_Data segment_:
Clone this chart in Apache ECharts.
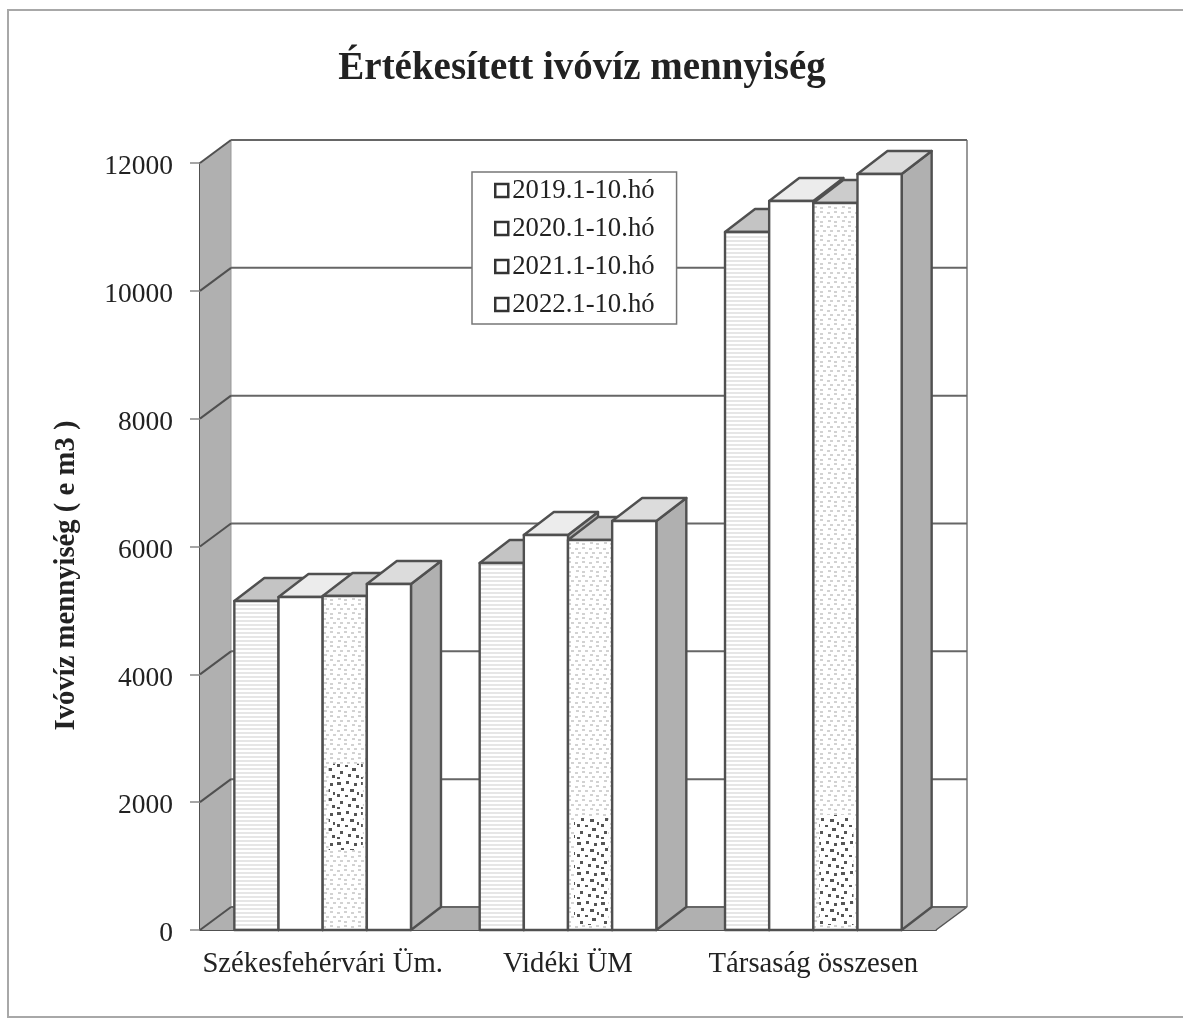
<!DOCTYPE html>
<html lang="hu">
<head>
    <meta charset="UTF-8"/>
    <script src="https://cdn.jsdelivr.net/npm/echarts@6/dist/echarts.min.js"></script>
    <title>Értékesített ivóvíz mennyiség</title>
    <style>
        html,body{margin:0;padding:0;background:#fff;}
        #chart{width:1183px;height:1018px;}
    </style>
</head>
<body>
<div id="chart"></div>
<script type="text/javascript">
    var categories = ['Székesfehérvári Üm.', 'Vidéki ÜM', 'Társaság összesen'];
    var yTicks = [0, 2000, 4000, 6000, 8000, 10000, 12000];
    var seriesNames = ['2019.1-10.hó', '2020.1-10.hó', '2021.1-10.hó', '2022.1-10.hó'];
    var values2019 = [5147, 5742, 10920];
    var values2020 = [5210, 6180, 11405];
    var values2021 = [5225, 6101, 11374];
    var values2022 = [5413, 6399, 11828];
    // dark speckled patches of the scan on the 2021 bars, value ranges
    var speckleLow = [1250, 80, 80];
    var speckleHigh = [2600, 1780, 1800];

    var FONT = '"Liberation Serif"';
    var LINE = '#505050';
    var SIDE = '#b0b0b0';
    var DEPTH_X = 30, DEPTH_Y = -23;
    var WALL_X = 31, WALL_Y = -23;
    var BAR_SHARE = 0.18;

    function makeTile(w, h, draw) {
        var c = document.createElement('canvas');
        c.width = w;
        c.height = h;
        var ctx = c.getContext('2d');
        ctx.fillStyle = '#fff';
        ctx.fillRect(0, 0, w, h);
        draw(ctx);
        return {image: c, repeat: 'repeat'};
    }
    var stripeFill = makeTile(4, 4, function (ctx) {
        ctx.fillStyle = '#e6e6e6';
        ctx.fillRect(0, 0, 4, 2);
    });
    var dotFill = makeTile(14, 14, function (ctx) {
        ctx.fillStyle = '#d2d2d2';
        [[1, 2], [8, 1], [4, 6], [11, 6], [2, 10], [8, 11]].forEach(function (p) {
            ctx.fillRect(p[0], p[1], 3, 2);
        });
    });
    var speckleFill = makeTile(24, 30, function (ctx) {
        ctx.fillStyle = '#555';
        [[1, 2, 4, 3], [10, 1, 3, 3], [18, 3, 3, 3], [5, 8, 3, 3], [14, 9, 4, 3], [21, 12, 2, 3], [1, 14, 3, 3], [9, 15, 3, 2], [16, 18, 4, 3], [4, 21, 3, 3], [12, 24, 3, 3], [20, 25, 3, 3], [1, 27, 3, 2]].forEach(function (p) {
            ctx.fillRect(p[0], p[1], p[2], p[3]);
        });
    });
    var frontFills = [stripeFill, '#fff', dotFill, '#fff'];
    var topFills = ['#c4c4c4', '#ececec', '#cccccc', '#dcdcdc'];

    function poly(points, fill, stroke, width) {
        return {
            type: 'polygon',
            shape: {points: points},
            style: {fill: fill, stroke: stroke || null, lineWidth: width || 0, lineJoin: 'round'}
        };
    }
    function seg(x1, y1, x2, y2, color, width) {
        return {
            type: 'line',
            shape: {x1: x1, y1: y1, x2: x2, y2: y2},
            style: {stroke: color, lineWidth: width}
        };
    }

    // walls, floor and gridlines
    function renderWalls(params, api) {
        var box = params.coordSys;
        var tick = api.coord([0, api.value(0)]);
        var children = [];
        var x0 = box.x, x1 = box.x + box.width;
        var yb = box.y + box.height, yt = box.y;
        if (params.dataIndex === 0) {
            children.push(poly([[x0, yb], [x0 + WALL_X, yb + WALL_Y], [x0 + WALL_X, yt + WALL_Y], [x0, yt]], SIDE));
            children.push(poly([[x0, yb], [x0 + WALL_X, yb + WALL_Y], [x1 + WALL_X, yb + WALL_Y], [x1, yb]], SIDE));
            children.push(seg(x1 + WALL_X, yt + WALL_Y, x1 + WALL_X, yb + WALL_Y, '#777', 1.5));
            children.push(seg(x0 + WALL_X, yt + WALL_Y, x0 + WALL_X, yb + WALL_Y, '#999', 1));
            children.push(seg(x1, yb, x1 + WALL_X, yb + WALL_Y, '#555', 1.5));
        }
        children.push(seg(x0, tick[1], x0 + WALL_X, tick[1] + WALL_Y, LINE, 2));
        children.push(seg(x0 + WALL_X, tick[1] + WALL_Y, x1 + WALL_X, tick[1] + WALL_Y, '#666', 2));
        return {type: 'group', children: children};
    }

    function barRenderer(order) {
        return function (params, api) {
            var top = api.coord([api.value(0), api.value(1)]);
            var base = api.coord([api.value(0), 0]);
            var w = api.size([1, 0])[0] * BAR_SHARE;
            var x = top[0] + (order - 2) * w;
            var lw = 2.4;
            var children = [
                poly([[x + w, top[1]], [x + w + DEPTH_X, top[1] + DEPTH_Y], [x + w + DEPTH_X, base[1] + DEPTH_Y], [x + w, base[1]]], SIDE, LINE, lw),
                poly([[x, top[1]], [x + DEPTH_X, top[1] + DEPTH_Y], [x + w + DEPTH_X, top[1] + DEPTH_Y], [x + w, top[1]]], topFills[order], LINE, lw),
                poly([[x, top[1]], [x + w, top[1]], [x + w, base[1]], [x, base[1]]], frontFills[order], LINE, lw)
            ];
            if (order === 2) {
                var hi = api.coord([api.value(0), speckleHigh[api.value(0)]]);
                var lo = api.coord([api.value(0), speckleLow[api.value(0)]]);
                children.push(poly([[x + 6, hi[1]], [x + w - 4, hi[1]], [x + w - 4, lo[1]], [x + 6, lo[1]]], speckleFill));
            }
            return {type: 'group', children: children};
        };
    }

    function barSeries(order, values) {
        return {
            name: seriesNames[order],
            type: 'custom',
            clip: false,
            renderItem: barRenderer(order),
            encode: {x: 0, y: 1},
            itemStyle: {color: '#fff', borderColor: '#333', borderWidth: 2},
            data: values.map(function (v, i) { return [i, v]; }),
            z: 3 + order
        };
    }

    var myChart = echarts.init(document.getElementById('chart'), null, {renderer: 'canvas'});
    var option = {
        backgroundColor: '#fff',
        animation: false,
        textStyle: {fontFamily: FONT},
        title: {
            text: 'Értékesített ivóvíz mennyiség',
            left: 577,
            top: 44,
            textAlign: 'center',
            textStyle: {fontFamily: FONT, fontWeight: 'bold', fontSize: 39, color: '#222'}
        },
        legend: {
            orient: 'vertical',
            left: 472,
            top: 172,
            padding: [5, 22, 6, 22],
            itemGap: 11,
            itemWidth: 13,
            itemHeight: 13,
            icon: 'rect',
            selectedMode: false,
            backgroundColor: '#fff',
            borderColor: '#777',
            borderWidth: 1.5,
            borderRadius: 0,
            itemStyle: {color: '#fff', borderColor: '#333', borderWidth: 2.5},
            textStyle: {fontFamily: FONT, fontSize: 26.7, color: '#222', padding: [0, 0, 0, -1]},
            data: seriesNames
        },
        grid: {left: 200, top: 163, width: 736, height: 767},
        xAxis: {
            type: 'category',
            data: categories,
            axisLine: {lineStyle: {color: LINE, width: 2}},
            axisTick: {length: 8, lineStyle: {color: '#666', width: 2}},
            axisLabel: {fontFamily: FONT, fontSize: 28.7, color: '#222', margin: 20, interval: 0}
        },
        yAxis: {
            type: 'value',
            min: 0,
            max: 12000,
            interval: 2000,
            name: 'Ivóvíz mennyiség ( e m3 )',
            nameLocation: 'middle',
            nameGap: 119,
            nameRotate: 90,
            nameTextStyle: {fontFamily: FONT, fontWeight: 'bold', fontSize: 28.7, color: '#222', padding: [0, 58, 0, 0]},
            axisLine: {show: true, lineStyle: {color: LINE, width: 2}},
            axisTick: {show: true, length: 10, lineStyle: {color: '#888', width: 1.5}},
            axisLabel: {
                fontFamily: FONT,
                fontSize: 27.5,
                color: '#222',
                margin: 27,
                verticalAlign: 'top',
                padding: [-10, 0, 0, 0],
                formatter: function (v) { return String(v); }
            },
            splitLine: {show: false}
        },
        graphic: [
            {type: 'polyline', silent: true, shape: {points: [[1183, 10], [8, 10], [8, 1017], [1183, 1017]]}, style: {fill: null, stroke: '#a8a8a8', lineWidth: 2}}
        ],
        series: [
            {
                type: 'custom',
                clip: false,
                silent: true,
                renderItem: renderWalls,
                encode: {y: 0},
                data: yTicks.map(function (t) { return [t]; }),
                z: 1
            },
            barSeries(0, values2019),
            barSeries(1, values2020),
            barSeries(2, values2021),
            barSeries(3, values2022)
        ]
    };
    myChart.setOption(option);
</script>
</body>
</html>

_Set task_: Repeat the lines of the listing above verbatim, beginning at its first line and ending at the line containing "var BAR_SHARE = 0.18;", which is included. Omit pictures.

_Task output_:
Clone this chart in Apache ECharts.
<!DOCTYPE html>
<html lang="hu">
<head>
    <meta charset="UTF-8"/>
    <script src="https://cdn.jsdelivr.net/npm/echarts@6/dist/echarts.min.js"></script>
    <title>Értékesített ivóvíz mennyiség</title>
    <style>
        html,body{margin:0;padding:0;background:#fff;}
        #chart{width:1183px;height:1018px;}
    </style>
</head>
<body>
<div id="chart"></div>
<script type="text/javascript">
    var categories = ['Székesfehérvári Üm.', 'Vidéki ÜM', 'Társaság összesen'];
    var yTicks = [0, 2000, 4000, 6000, 8000, 10000, 12000];
    var seriesNames = ['2019.1-10.hó', '2020.1-10.hó', '2021.1-10.hó', '2022.1-10.hó'];
    var values2019 = [5147, 5742, 10920];
    var values2020 = [5210, 6180, 11405];
    var values2021 = [5225, 6101, 11374];
    var values2022 = [5413, 6399, 11828];
    // dark speckled patches of the scan on the 2021 bars, value ranges
    var speckleLow = [1250, 80, 80];
    var speckleHigh = [2600, 1780, 1800];

    var FONT = '"Liberation Serif"';
    var LINE = '#505050';
    var SIDE = '#b0b0b0';
    var DEPTH_X = 30, DEPTH_Y = -23;
    var WALL_X = 31, WALL_Y = -23;
    var BAR_SHARE = 0.18;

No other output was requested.